** STATED TASK **
Extract all lines containing "with".

** EXTRACTED MATERIAL **
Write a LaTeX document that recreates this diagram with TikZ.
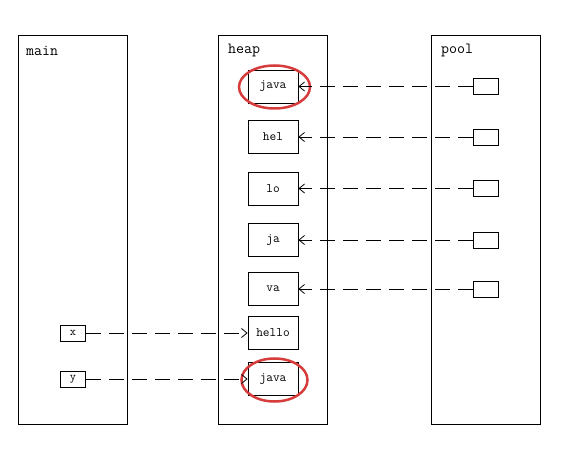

--

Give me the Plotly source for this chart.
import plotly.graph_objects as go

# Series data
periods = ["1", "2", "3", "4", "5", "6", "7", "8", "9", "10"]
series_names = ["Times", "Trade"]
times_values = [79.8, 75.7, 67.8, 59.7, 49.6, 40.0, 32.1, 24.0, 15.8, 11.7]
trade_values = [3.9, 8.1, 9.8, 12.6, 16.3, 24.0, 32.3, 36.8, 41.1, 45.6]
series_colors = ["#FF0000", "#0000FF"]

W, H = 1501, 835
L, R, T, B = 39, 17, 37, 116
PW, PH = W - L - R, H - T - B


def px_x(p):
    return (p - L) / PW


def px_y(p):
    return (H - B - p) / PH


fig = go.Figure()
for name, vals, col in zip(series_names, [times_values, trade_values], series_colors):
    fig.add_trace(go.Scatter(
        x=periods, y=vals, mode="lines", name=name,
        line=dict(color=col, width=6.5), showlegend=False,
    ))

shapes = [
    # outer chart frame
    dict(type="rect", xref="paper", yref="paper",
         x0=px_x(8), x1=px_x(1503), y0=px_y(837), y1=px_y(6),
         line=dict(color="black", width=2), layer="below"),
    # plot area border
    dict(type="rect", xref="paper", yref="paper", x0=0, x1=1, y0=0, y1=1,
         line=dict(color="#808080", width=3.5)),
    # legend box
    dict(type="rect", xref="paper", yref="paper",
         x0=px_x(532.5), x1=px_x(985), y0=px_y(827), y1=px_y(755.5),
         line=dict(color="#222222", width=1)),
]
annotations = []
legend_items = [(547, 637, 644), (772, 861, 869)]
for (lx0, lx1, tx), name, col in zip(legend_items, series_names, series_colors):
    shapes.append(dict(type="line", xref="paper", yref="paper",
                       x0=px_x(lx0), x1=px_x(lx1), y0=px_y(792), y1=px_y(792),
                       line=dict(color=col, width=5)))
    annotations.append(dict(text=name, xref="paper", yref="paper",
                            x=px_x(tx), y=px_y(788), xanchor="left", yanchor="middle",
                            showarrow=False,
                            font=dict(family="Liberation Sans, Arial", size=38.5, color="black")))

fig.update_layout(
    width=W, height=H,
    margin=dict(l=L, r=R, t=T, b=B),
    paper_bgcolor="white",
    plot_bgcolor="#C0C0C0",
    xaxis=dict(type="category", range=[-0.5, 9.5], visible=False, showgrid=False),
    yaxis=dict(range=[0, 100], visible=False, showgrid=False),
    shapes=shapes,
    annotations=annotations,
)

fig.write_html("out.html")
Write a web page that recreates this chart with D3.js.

** OUTPUT OF THE EXERCISE **
Write a LaTeX document that recreates this diagram with TikZ.
Write a web page that recreates this chart with D3.js.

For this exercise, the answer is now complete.